What is asked - Without the pictures, output the lines of the material from the very first through the one that holds "YAxis, ReferenceLine, LabelList".

========

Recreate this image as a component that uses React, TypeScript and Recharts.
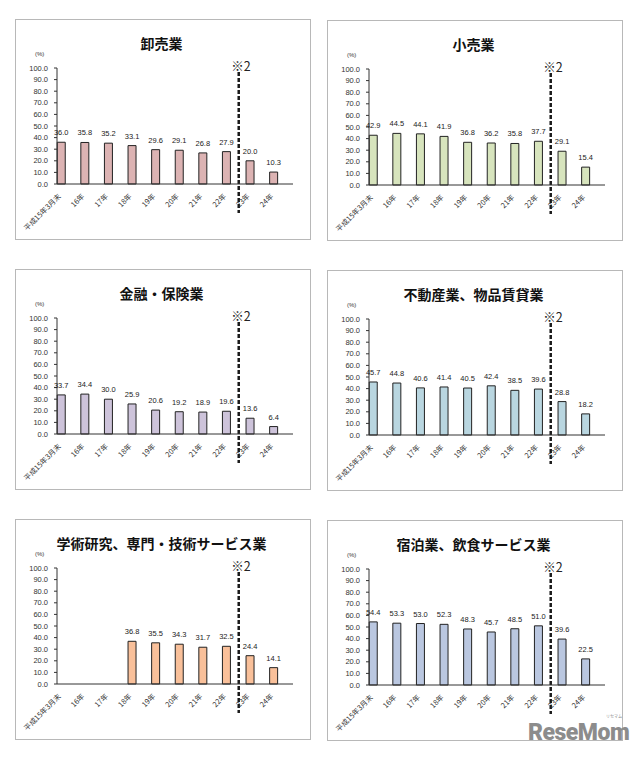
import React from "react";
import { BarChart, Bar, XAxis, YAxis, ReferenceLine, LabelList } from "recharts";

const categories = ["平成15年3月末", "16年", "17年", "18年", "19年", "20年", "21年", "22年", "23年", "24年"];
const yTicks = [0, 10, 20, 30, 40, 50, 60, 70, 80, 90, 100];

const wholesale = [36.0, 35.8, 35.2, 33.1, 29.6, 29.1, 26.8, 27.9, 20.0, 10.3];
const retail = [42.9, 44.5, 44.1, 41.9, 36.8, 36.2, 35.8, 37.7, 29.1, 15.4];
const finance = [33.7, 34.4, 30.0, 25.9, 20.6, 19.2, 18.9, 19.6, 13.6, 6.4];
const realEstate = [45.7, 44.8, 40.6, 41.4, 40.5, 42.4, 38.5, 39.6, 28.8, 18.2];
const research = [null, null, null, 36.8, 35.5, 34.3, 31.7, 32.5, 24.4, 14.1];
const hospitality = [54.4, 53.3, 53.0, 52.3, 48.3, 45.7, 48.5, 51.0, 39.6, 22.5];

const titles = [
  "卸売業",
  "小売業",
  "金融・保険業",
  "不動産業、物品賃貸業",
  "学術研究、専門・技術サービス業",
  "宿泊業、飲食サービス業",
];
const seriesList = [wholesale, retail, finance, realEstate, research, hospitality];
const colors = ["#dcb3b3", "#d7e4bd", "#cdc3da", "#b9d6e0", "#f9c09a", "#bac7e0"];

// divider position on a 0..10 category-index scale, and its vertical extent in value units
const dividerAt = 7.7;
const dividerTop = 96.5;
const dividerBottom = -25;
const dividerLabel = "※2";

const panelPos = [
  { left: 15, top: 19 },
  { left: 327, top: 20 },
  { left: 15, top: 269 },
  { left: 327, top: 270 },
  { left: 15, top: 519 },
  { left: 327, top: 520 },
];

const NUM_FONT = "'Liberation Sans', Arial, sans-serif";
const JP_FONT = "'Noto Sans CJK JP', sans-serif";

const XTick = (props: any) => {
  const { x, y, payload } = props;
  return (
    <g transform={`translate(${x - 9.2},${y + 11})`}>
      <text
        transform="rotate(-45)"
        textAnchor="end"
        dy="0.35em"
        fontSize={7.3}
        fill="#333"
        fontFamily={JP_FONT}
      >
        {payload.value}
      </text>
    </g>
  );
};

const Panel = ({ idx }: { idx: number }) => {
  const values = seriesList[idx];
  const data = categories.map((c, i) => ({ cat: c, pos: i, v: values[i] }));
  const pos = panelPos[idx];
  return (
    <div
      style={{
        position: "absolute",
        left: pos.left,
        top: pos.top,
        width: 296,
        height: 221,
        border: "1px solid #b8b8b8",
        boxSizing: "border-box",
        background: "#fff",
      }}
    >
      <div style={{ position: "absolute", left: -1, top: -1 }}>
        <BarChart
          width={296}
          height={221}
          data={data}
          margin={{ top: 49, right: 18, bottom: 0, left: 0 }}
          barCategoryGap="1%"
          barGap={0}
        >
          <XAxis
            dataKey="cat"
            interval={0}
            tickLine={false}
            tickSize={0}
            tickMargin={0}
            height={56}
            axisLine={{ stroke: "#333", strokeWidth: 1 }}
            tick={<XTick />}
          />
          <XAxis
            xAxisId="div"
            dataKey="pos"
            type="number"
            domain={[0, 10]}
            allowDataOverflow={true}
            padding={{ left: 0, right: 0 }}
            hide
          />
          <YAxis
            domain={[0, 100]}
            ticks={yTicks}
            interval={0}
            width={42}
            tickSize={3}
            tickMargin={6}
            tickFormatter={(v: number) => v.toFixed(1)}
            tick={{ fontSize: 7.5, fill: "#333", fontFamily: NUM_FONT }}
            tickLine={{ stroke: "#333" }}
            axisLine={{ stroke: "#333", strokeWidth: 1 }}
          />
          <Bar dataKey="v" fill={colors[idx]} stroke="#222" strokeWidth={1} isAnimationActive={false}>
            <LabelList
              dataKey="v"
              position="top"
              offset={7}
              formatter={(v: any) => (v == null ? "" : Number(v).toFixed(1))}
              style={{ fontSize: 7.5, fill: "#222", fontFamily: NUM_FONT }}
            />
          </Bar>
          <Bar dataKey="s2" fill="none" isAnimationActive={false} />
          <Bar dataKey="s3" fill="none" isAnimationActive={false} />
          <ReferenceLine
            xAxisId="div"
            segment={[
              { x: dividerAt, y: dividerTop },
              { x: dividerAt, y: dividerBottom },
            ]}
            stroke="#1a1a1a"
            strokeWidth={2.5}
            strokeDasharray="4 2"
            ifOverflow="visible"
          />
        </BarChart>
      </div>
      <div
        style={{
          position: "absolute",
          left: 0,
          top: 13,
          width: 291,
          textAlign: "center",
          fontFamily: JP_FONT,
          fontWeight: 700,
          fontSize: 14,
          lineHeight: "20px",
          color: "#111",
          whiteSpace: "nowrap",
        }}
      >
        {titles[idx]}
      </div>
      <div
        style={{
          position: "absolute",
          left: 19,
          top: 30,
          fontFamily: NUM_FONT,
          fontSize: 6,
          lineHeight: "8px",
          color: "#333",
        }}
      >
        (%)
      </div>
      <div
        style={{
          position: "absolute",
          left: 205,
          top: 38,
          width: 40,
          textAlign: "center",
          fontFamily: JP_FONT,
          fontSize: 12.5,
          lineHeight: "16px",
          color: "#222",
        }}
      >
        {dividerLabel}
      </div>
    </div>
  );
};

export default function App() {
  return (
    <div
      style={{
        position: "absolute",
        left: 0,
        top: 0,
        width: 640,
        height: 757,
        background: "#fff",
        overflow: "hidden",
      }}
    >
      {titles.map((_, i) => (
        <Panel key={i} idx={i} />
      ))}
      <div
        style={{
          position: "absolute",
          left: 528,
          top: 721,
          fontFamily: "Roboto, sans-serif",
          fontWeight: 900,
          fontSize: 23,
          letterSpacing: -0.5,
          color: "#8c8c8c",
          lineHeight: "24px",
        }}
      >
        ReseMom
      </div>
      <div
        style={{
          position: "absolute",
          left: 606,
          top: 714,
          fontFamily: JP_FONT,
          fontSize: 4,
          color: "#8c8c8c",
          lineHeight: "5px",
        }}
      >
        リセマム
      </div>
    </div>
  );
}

========

Correct response -
Recreate this image as a component that uses React, TypeScript and Recharts.
import React from "react";
import { BarChart, Bar, XAxis, YAxis, ReferenceLine, LabelList } from "recharts";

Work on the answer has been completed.